* **Written exercise**:
All of the data should be output character for character, except the pictures.

__________________________________________________

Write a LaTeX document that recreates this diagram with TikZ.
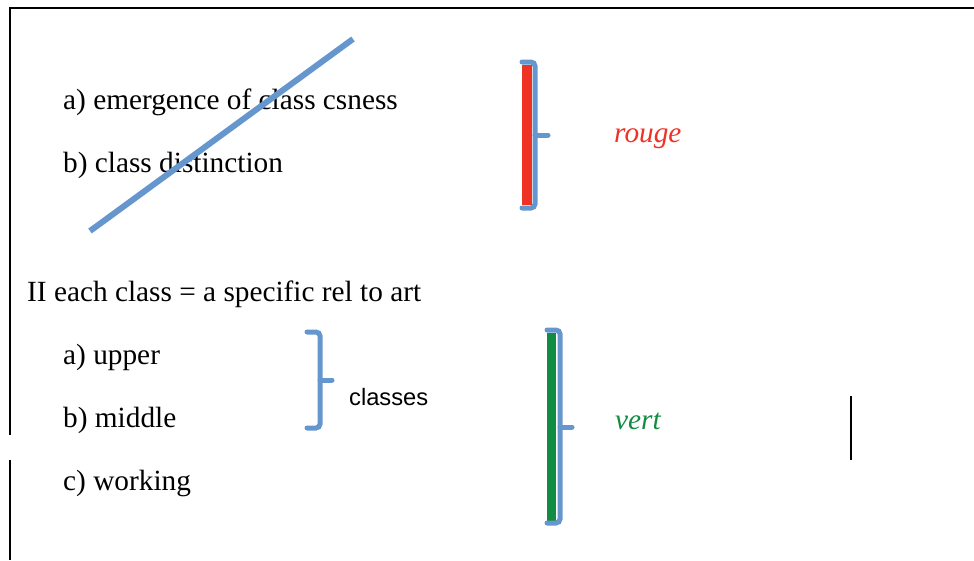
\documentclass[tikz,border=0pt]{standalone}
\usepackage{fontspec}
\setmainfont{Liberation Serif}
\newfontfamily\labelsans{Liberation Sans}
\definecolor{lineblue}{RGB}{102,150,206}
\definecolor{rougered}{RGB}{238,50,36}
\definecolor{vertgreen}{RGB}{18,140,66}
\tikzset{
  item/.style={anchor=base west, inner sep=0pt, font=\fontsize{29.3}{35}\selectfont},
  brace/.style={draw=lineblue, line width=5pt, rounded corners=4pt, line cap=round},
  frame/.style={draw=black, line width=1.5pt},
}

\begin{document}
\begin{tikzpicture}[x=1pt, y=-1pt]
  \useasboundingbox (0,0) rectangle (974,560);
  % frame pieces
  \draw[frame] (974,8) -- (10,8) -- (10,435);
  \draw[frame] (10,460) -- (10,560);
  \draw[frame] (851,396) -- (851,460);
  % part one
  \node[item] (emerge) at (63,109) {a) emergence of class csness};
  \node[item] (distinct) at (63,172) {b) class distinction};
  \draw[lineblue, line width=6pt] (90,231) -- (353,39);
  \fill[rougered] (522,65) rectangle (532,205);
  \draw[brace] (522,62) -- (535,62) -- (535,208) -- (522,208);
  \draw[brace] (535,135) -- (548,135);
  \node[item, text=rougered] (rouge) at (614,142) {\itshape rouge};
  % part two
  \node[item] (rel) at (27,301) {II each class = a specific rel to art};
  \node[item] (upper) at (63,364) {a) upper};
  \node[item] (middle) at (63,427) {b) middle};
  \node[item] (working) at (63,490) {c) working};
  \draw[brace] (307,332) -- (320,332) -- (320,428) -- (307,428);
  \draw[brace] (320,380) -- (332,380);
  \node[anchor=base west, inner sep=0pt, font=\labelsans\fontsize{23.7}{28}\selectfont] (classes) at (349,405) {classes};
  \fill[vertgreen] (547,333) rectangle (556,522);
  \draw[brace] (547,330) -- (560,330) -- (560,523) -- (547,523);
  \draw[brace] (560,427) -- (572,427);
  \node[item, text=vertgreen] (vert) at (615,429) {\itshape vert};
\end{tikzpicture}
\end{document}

__________________________________________________

* **Expected answer**:
Write a LaTeX document that recreates this diagram with TikZ.
\documentclass[tikz,border=0pt]{standalone}
\usepackage{fontspec}
\setmainfont{Liberation Serif}
\newfontfamily\labelsans{Liberation Sans}
\definecolor{lineblue}{RGB}{102,150,206}
\definecolor{rougered}{RGB}{238,50,36}
\definecolor{vertgreen}{RGB}{18,140,66}
\tikzset{
  item/.style={anchor=base west, inner sep=0pt, font=\fontsize{29.3}{35}\selectfont},
  brace/.style={draw=lineblue, line width=5pt, rounded corners=4pt, line cap=round},
  frame/.style={draw=black, line width=1.5pt},
}

\begin{document}
\begin{tikzpicture}[x=1pt, y=-1pt]
  \useasboundingbox (0,0) rectangle (974,560);
  % frame pieces
  \draw[frame] (974,8) -- (10,8) -- (10,435);
  \draw[frame] (10,460) -- (10,560);
  \draw[frame] (851,396) -- (851,460);
  % part one
  \node[item] (emerge) at (63,109) {a) emergence of class csness};
  \node[item] (distinct) at (63,172) {b) class distinction};
  \draw[lineblue, line width=6pt] (90,231) -- (353,39);
  \fill[rougered] (522,65) rectangle (532,205);
  \draw[brace] (522,62) -- (535,62) -- (535,208) -- (522,208);
  \draw[brace] (535,135) -- (548,135);
  \node[item, text=rougered] (rouge) at (614,142) {\itshape rouge};
  % part two
  \node[item] (rel) at (27,301) {II each class = a specific rel to art};
  \node[item] (upper) at (63,364) {a) upper};
  \node[item] (middle) at (63,427) {b) middle};
  \node[item] (working) at (63,490) {c) working};
  \draw[brace] (307,332) -- (320,332) -- (320,428) -- (307,428);
  \draw[brace] (320,380) -- (332,380);
  \node[anchor=base west, inner sep=0pt, font=\labelsans\fontsize{23.7}{28}\selectfont] (classes) at (349,405) {classes};
  \fill[vertgreen] (547,333) rectangle (556,522);
  \draw[brace] (547,330) -- (560,330) -- (560,523) -- (547,523);
  \draw[brace] (560,427) -- (572,427);
  \node[item, text=vertgreen] (vert) at (615,429) {\itshape vert};
\end{tikzpicture}
\end{document}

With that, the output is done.